In this particular case, however, timing seemed to be one of the main reasons that the court did not require the Corps to reconsider its National Environmental Policy Act (NEPA) analysis by including evidence from studies showing adverse health effects.  By the time the supplemental complaint was filed, the Corps had already completed NEPA obligations and had issued the mining permit.  The court found that the agency could not act arbitrarily and capriciously unless it had a reasonable time to consider the new information, and in this case the Corps did not receive that time.

Even after this suit, the Corps has not yet changed its practices, and it continues to find that mining projects result in “no significant impact” to the environment and public health.  Therefore, the use of scientific studies as leverage to halt or mitigate mining’s adverse impacts should be revisited.  As the agency continually fails to include public health effects in its decision-making before issuing a permit, citizen groups should challenge every decision possible.  Hopefully these challenges will compel Corps offices throughout the Appalachian region to consider studies before issuing permits in reliance on incomplete public interest review analyses.

In addition, coal’s dirty effects need to be addressed on the national level through agency implementation of stricter regulations.  Because current mining regulations are inherently weak and not sufficiently enforced, the U.S. Environmental Protection Agency (EPA), in particular, must continue to push for stricter regulations, even in the face of court decisions striking down its efforts.

Over the past few years, EPA’s efforts to change the mining process through increased regulation have been met by industry opposition.  In 2011, the National Mining Association (NMA) brought suit against EPA for its proposal to more closely analyze permits for waste piles from mountaintop removal.  The District of Columbia U.S. District Court ruled in favor of NMA by finding that EPA overstepped its bounds from its allowable limited involvement in the issuance of CWA § 404 permits.  The court read the CWA as unambiguously limiting EPA’s role as secondary to the Corps, which is the principal player in the permitting scheme.

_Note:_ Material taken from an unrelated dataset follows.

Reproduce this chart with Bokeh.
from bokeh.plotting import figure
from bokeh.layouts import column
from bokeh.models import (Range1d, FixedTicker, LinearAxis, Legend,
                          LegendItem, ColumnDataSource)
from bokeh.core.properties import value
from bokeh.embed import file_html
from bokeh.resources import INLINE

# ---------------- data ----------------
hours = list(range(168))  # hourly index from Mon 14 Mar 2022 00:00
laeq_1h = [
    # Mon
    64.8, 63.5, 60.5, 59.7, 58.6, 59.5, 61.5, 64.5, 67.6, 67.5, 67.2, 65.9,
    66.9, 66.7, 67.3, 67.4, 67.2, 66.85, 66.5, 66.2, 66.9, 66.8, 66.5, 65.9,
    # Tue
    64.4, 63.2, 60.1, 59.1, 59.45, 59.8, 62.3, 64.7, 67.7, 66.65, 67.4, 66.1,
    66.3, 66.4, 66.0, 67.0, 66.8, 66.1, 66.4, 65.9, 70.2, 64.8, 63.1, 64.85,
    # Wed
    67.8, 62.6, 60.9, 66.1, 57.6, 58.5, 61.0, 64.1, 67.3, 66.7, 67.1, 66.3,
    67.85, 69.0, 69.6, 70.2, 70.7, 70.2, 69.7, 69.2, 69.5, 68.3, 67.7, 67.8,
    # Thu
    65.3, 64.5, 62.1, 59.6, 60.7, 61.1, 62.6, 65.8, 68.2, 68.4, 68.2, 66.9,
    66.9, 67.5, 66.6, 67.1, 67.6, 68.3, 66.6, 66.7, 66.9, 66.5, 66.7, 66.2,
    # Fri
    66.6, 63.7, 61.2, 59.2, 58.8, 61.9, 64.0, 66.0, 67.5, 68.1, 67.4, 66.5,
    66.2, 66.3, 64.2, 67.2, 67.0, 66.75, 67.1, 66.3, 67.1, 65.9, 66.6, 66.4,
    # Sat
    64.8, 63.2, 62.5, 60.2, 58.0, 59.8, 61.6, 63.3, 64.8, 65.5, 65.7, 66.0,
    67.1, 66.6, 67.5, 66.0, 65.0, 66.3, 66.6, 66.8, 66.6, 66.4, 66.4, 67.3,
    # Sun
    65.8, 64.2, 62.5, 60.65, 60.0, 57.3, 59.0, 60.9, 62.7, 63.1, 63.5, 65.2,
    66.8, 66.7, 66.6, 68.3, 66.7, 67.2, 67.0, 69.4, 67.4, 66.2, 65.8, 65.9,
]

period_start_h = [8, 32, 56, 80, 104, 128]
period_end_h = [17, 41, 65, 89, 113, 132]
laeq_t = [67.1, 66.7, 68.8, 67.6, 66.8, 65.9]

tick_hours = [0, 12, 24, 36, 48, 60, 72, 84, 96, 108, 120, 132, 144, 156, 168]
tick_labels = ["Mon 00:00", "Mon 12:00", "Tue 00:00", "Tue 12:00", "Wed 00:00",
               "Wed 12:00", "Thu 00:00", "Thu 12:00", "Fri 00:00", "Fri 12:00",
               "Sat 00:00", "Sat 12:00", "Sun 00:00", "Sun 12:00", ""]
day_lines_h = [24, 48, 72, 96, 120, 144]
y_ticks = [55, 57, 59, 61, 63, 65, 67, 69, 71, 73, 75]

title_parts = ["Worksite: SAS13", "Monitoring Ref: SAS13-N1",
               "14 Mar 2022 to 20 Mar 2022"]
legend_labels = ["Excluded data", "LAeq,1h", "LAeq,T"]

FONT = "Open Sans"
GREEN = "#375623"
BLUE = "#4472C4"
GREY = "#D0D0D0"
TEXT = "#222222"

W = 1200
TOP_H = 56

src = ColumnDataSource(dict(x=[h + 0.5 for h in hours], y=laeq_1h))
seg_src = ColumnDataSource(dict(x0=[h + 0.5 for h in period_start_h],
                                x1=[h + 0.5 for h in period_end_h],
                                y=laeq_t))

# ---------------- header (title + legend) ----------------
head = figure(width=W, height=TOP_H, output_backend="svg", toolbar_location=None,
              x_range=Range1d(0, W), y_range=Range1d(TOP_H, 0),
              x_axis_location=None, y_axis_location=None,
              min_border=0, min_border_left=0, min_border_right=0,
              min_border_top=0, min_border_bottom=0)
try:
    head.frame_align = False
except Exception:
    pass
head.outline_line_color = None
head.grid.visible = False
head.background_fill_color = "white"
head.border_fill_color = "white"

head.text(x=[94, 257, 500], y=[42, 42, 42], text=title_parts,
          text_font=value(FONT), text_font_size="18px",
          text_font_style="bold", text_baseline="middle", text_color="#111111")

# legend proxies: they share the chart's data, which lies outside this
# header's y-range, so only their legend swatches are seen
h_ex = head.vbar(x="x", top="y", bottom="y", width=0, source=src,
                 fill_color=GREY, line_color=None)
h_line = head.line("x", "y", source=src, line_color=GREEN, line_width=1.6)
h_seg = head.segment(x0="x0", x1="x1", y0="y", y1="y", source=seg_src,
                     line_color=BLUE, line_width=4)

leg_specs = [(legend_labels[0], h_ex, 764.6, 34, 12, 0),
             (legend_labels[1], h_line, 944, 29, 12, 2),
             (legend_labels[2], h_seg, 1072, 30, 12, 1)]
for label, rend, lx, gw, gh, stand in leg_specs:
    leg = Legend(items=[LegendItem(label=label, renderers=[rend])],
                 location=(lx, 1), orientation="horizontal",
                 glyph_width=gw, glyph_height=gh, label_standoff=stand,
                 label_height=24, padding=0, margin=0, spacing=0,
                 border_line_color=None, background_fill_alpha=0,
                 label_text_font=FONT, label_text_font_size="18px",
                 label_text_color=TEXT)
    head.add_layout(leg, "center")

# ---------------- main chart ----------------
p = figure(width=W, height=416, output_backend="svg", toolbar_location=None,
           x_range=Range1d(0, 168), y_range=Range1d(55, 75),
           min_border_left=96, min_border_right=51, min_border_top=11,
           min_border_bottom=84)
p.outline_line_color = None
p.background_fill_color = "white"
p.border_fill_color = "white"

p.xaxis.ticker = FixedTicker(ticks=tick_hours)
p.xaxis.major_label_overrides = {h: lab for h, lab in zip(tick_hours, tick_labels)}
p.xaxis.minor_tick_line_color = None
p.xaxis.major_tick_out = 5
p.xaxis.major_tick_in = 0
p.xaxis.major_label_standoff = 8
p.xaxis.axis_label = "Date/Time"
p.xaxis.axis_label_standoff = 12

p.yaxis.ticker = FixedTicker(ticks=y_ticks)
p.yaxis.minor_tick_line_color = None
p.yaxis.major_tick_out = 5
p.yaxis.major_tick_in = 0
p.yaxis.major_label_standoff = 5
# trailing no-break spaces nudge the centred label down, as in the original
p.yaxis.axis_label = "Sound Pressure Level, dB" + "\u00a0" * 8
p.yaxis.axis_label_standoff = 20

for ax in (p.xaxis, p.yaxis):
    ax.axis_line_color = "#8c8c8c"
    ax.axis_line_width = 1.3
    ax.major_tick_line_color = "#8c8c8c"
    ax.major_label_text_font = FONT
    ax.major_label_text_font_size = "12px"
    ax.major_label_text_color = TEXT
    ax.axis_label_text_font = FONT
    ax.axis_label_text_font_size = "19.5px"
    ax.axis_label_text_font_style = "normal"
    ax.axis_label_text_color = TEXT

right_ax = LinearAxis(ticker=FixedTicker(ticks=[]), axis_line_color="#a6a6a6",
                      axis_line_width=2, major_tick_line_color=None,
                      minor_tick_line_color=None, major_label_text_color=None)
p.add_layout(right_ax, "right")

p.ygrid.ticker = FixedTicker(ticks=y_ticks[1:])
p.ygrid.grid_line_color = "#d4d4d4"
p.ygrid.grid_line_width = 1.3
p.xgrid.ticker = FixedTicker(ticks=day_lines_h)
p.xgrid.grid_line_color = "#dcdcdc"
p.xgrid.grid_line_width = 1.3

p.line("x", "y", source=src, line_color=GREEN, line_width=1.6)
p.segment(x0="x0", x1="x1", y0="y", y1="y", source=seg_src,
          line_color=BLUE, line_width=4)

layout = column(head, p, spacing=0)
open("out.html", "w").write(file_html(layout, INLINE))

This July, in another suit brought by NMA, the same court threw out EPA guidance aimed at reducing water pollution from mountaintop mining through tougher permit application review.  The court found that the guidance infringed on states’ authority to implement their own pollution control programs and that EPA impermissibly interjected itself into the Surface Mining Control and Reclamation Act (SMCRA) permitting process.  Fortunately, EPA, along with several environmental groups, recently made the decision to appeal this ruling and to fight for agency power to correct mountaintop removal harms.  The agency is not challenging the procedural rulings but is asking the court to reverse the decision setting aside the guidance and the finding that EPA overstepped its authority.

While EPA made the correct decision to appeal the ruling discussed above, the agency still needs to do more to correct the clean coal myth.  These recent court decisions are essentially telling EPA to write binding regulations to control surface mining, and EPA should do just that.  The first D.C. Circuit ruling indicates that if the agency wishes to make changes to § 404 permitting, it must engage in notice and comment rulemaking.  The most recent D.C. Circuit case disposing of EPA’s guidance suggests a similar conclusion: EPA must engage in formal rulemaking instead of working within guidance documents.  EPA must be cognizant of its statutory boundaries and it must work within its authority to make its regulations permanent and binding.

The myth of “clean coal” needs to be understood for what it is: a slogan intended to anchor the coal industry’s propaganda campaign against the American public.  But what the public really needs is agency oversight that gives real consideration to the impacts of mining, the overlooked part of the coal.  If the country wants to continue to embrace the term “clean coal,” our regulators must use science to make permitting decisions while continuing to push for stricter regulation.  Only after these steps have been successfully taken, should coal be allowed anywhere near the word clean.